Commenting on the study for theheart.org | Medscape Cardiology, Michael A. Weber, MD, professor of medicine at the SUNY Downstate College of Medicine, New York City, said the data from this BPLTTC meta-analysis, extend findings from an earlier meta-analysis that showed the cardiovascular benefits of blood pressure–lowering drugs in patients with systolic blood pressures as low as 130 mm Hg. “Now, it appears that these benefits occur at systolic BPs as low as 120 mm Hg.”
The findings in this analysis in patients with previous cardiovascular histories might have been expected, Weber said, “since the SPRINT trial in high-risk patients also showed clear reductions in fatal and non-fatal cardiovascular outcomes at systolic blood pressures below 120 mm Hg. But the new findings of outcomes benefits in patients without previous cardiovascular histories treated at systolic of 120 mm Hg extends the findings to an important group of individuals who currently would not be considered appropriate candidates for treatment, even by the relatively aggressive criteria of the current ACC/AHA Hypertension Guidelines in the US.
“Of course,” Weber added, “these new findings should be tempered by acknowledging that they are derived from a meta-analysis rather than a robust randomized clinical trial, though performing such a trial would represent a truly major commitment.”

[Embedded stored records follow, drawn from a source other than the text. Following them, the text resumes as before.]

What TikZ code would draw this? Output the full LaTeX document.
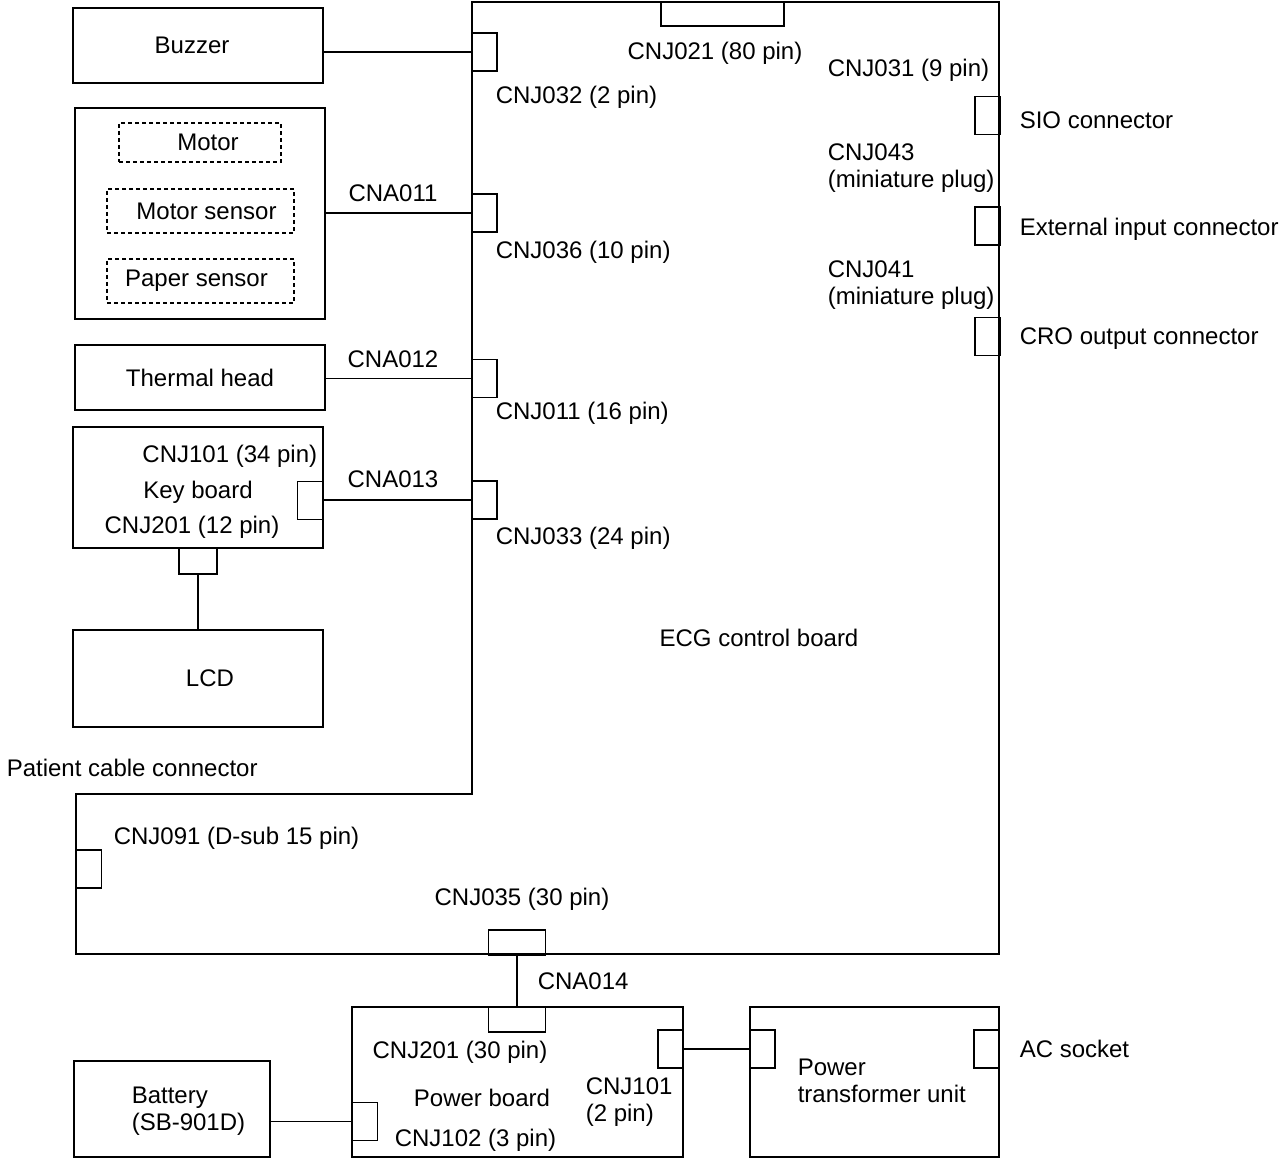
\documentclass[tikz,border=0pt]{standalone}
\usepackage{fontspec}
\setmainfont{Liberation Sans}
\usetikzlibrary{positioning}

\begin{document}
\begin{tikzpicture}[x=0.5pt,y=-0.5pt,line width=0.8pt,
	every node/.style={font=\fontsize{12}{13.5}\selectfont,inner sep=0pt},
	blk/.style={draw,minimum width=125pt},
	part/.style={draw,dash pattern=on 2pt off 1.5pt,line width=0.7pt},
	pin/.style={draw,minimum width=12.5pt,minimum height=19pt},
	pinh/.style={draw,minimum width=28.5pt,minimum height=12.5pt},
	lbl/.style={anchor=west,align=left}]
					\useasboundingbox (0,0) rectangle (1282,1159);
					\draw (472,2) -- (999,2) -- (999,954) -- (76,954) -- (76,794) -- (472,794) -- cycle;
					\node[blk, minimum height=37.5pt] (buzzer) at (198,45.5) {Buzzer\kern6pt};
					\node[blk, minimum height=105.5pt] (mech) at (200,213.5) {};
					\node[part, minimum width=81pt, minimum height=19.5pt] (motor) at (200,142.5) {\hspace{8pt}Motor};
					\node[part, minimum width=93.5pt, minimum height=22pt] (motsens) at (200.5,211) {\hspace{6pt}Motor sensor};
					\node[part, minimum width=93.5pt, minimum height=22pt] (papsens) at (200.5,281) {Paper sensor\kern4pt};
					\node[blk, minimum height=32.5pt] (thermal) at (200,377.5) {Thermal head};
					\node[blk, minimum height=60.5pt] (keyb) at (198,487.5) {};
					\node[blk, minimum height=48.5pt] (lcd) at (198,678.5) {\hspace{12pt}LCD};
					\node[blk, minimum width=165.5pt, minimum height=75pt] (power) at (517.5,1082) {};
					\node[blk, minimum width=124.5pt, minimum height=75pt] (ptrans) at (874.5,1082) {};
					\node[blk, minimum width=98pt, minimum height=48pt] (battery) at (172,1109) {};
					\node[pinh, minimum width=61.5pt, minimum height=12pt] (cnj021) at (722.5,14) {};
					\node[pin] (cnj032) at (484.5,52) {};
					\node[pin] (cnj036) at (484.5,213) {};
					\node[pin] (cnj011) at (484.5,378.5) {};
					\node[pin] (cnj033) at (484.5,500) {};
					\node[pin] (cnj031) at (987.5,115.5) {};
					\node[pin] (cnj043) at (987.5,226) {};
					\node[pin] (cnj041) at (987.5,336.5) {};
					\node[pin] (cnj091) at (89,869) {};
					\node[pinh] (cnj035) at (517,942.5) {};
					\node[pin] (kcnj101) at (310,500.5) {};
					\node[pinh, minimum width=19pt, minimum height=13pt] (kcnj201) at (198,561) {};
					\node[pinh] (pcnj201) at (517,1019.5) {};
					\node[pin] (pcnj101) at (670.5,1049) {};
					\node[pin] (pcnj102) at (365,1121.5) {};
					\node[pin] (ptrpin) at (762.5,1049) {};
					\node[pin] (acpin) at (986.5,1049) {};
					\node at (715,53) {CNJ021 (80 pin)};
					\node[lbl] at (495,97) {CNJ032 (2 pin)};
					\node[lbl] at (495,252) {CNJ036 (10 pin)};
					\node[lbl] at (495,413) {CNJ011 (16 pin)};
					\node[lbl] at (495,538) {CNJ033 (24 pin)};
					\node[lbl] at (827,70) {CNJ031 (9 pin)};
					\node[lbl] at (827,168) {CNJ043\\(miniature plug)};
					\node[lbl] at (827,285.5) {CNJ041\\(miniature plug)};
					\node[lbl] at (1019,120) {SIO connector};
					\node[lbl] at (1019,229) {External input connector};
					\node[lbl] at (1019,339) {CRO output connector};
					\node at (393,193) {CNA011};
					\node at (393,359) {CNA012};
					\node at (393,479) {CNA013};
					\node[anchor=east] at (318,456) {CNJ101 (34 pin)};
					\node at (198,492) {Key board};
					\node at (192,527) {CNJ201 (12 pin)};
					\node at (759,638) {ECG control board};
					\node[lbl] at (6,768) {Patient cable connector};
					\node[lbl] at (113,838) {CNJ091 (D-sub 15 pin)};
					\node at (522,899) {CNJ035 (30 pin)};
					\node[lbl] at (537,981) {CNA014};
					\node at (460,1052) {CNJ201 (30 pin)};
					\node at (482,1098) {Power board};
					\node[lbl] at (585,1102) {CNJ101\\(2 pin)};
					\node[lbl] at (394,1140) {CNJ102 (3 pin)};
					\node[lbl] at (797,1080.5) {Power\\transformer unit};
					\node[lbl] at (1019,1049) {AC socket};
					\node[lbl] at (131,1111.5) {Battery\\(SB-901D)};
					\path[draw]
					(cnj032.west) edge (cnj032.west -| buzzer.east)
					(cnj036.west) edge (cnj036.west -| mech.east)
					(cnj011.west) edge (cnj011.west -| thermal.east)
					(cnj033.west) edge (cnj033.west -| kcnj101.east)
					(kcnj201.south) edge (lcd.north)
					(cnj035.south) edge (pcnj201.north)
					(pcnj101.east) edge (ptrpin.west)
					(pcnj102.west) edge (pcnj102.west -| battery.east)
					;
				\end{tikzpicture}
\end{document}
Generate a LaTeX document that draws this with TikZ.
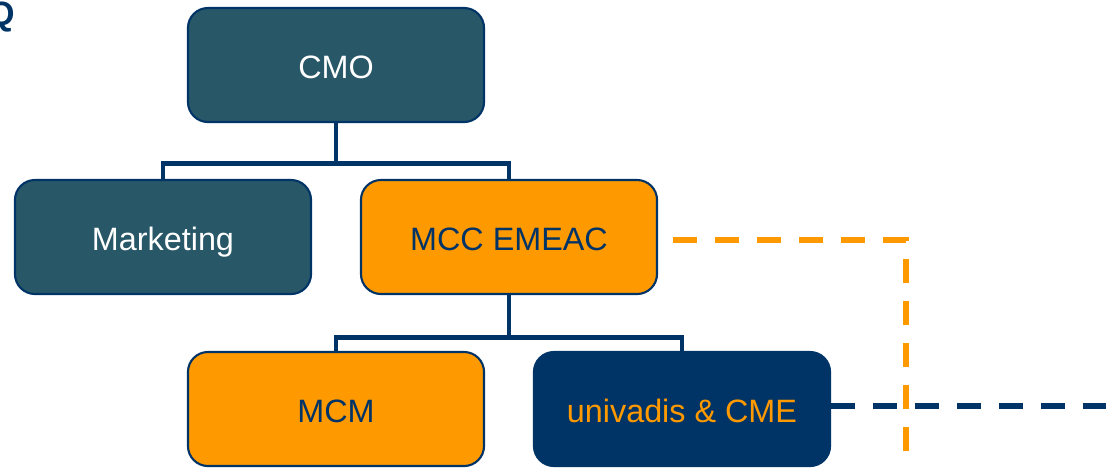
\documentclass[tikz,border=0pt]{standalone}
\usepackage{fontspec}
\setmainfont{Liberation Sans}
\usetikzlibrary{calc}
\usetikzlibrary{positioning}

\definecolor{mcknavy}{HTML}{003366}
\definecolor{mckteal}{HTML}{285868}
\definecolor{mckorange}{HTML}{FF9900}

\begin{document}
\begin{tikzpicture}[
      x=0.025cm, y=-0.025cm,
      every node/.style={font=\fontsize{23}{27}\selectfont},
      unit/.style={rectangle, rounded corners=0.5cm, draw=mcknavy, line width=1.5pt,
                   minimum width=7.4cm, minimum height=2.85cm, inner sep=0pt,
                   text height=19.5pt, text depth=0pt},
      tealunit/.style={unit, fill=mckteal, text=white},
      orangeunit/.style={unit, fill=mckorange, text=mcknavy},
      navyunit/.style={unit, fill=mcknavy, text=mckorange},
      link/.style={draw=mcknavy, line width=3.5pt},
      dotted link/.style={line width=4.2pt, dash pattern=on 0.6cm off 0.45cm}
    ]
    \useasboundingbox (0,0) rectangle (1106,468);

    % caixas
    \node[tealunit] (cmo) at (336,65) {CMO};
    \node[tealunit] (marketing) at (163,237) {Marketing};
    \node[orangeunit] (mcc) at (509,237) {MCC EMEAC};
    \node[orangeunit] (mcm) at (336,409) {MCM};
    \node[navyunit] (univadis) at (682,409) {univadis \& CME};

    % título cortado
    \node[anchor=base east, inner sep=0pt, text=mcknavy,
          font=\fontsize{24}{28}\selectfont\bfseries] (title) at (15,25) {Q};

    % ligações
    \draw[link] (cmo.south) -- ++(0,40) -| (marketing.north);
    \draw[link] (cmo.south) -- ++(0,40) -| (mcc.north);
    \draw[link] (mcc.south) -- ++(0,42) -| (mcm.north);
    \draw[link] (mcc.south) -- ++(0,42) -| (univadis.north);

    % linhas tracejadas
    \coordinate (navyend) at (1106,406);
    \coordinate (turn) at (906,240);
    \coordinate (orangeend) at (906,470);
    \draw[dotted link, draw=mcknavy] (univadis.east |- navyend) -- (navyend);
    \draw[dotted link, draw=mckorange] ([xshift=0.375cm]mcc.east |- turn) -- (turn) -- (orangeend);
  \end{tikzpicture}
\end{document}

During the discussion after the presentation of the data at the ESC Hot Line, co-chair of the session, Diederick Grobbee, MD, professor of clinical epidemiology at University Medical Center Utrecht, the Netherlands, said: “My take-home message from this is that hypertension is perhaps less relevant as a diagnosis, but blood pressure treatment is becoming more important as a modifier of baseline risk even in the presence of relatively low starting blood pressures. I think that is an important message.”
Designated discussant of the study, Johannes Reitsma, MD, University Medical Center Utrecht, described the BPLTTC analysis as “an incredibly rich source of data,” allowing more flexibility to investigate various subgroups.
He added that he would like to see more insight into variations across the individual studies included and more focus on absolute benefits and analysis of side effects.
The meta-analysis was funded by the British Heart Foundation, the National Institute for Health Research Oxford Biomedical Research Centre, Oxford Martin School, and UK Research and Innovation. Rahimi has disclosed no relevant financial relationships.
European Society of Cardiology (ESC) Congress 2020: Hot Line 9. Presented August 31, 2020.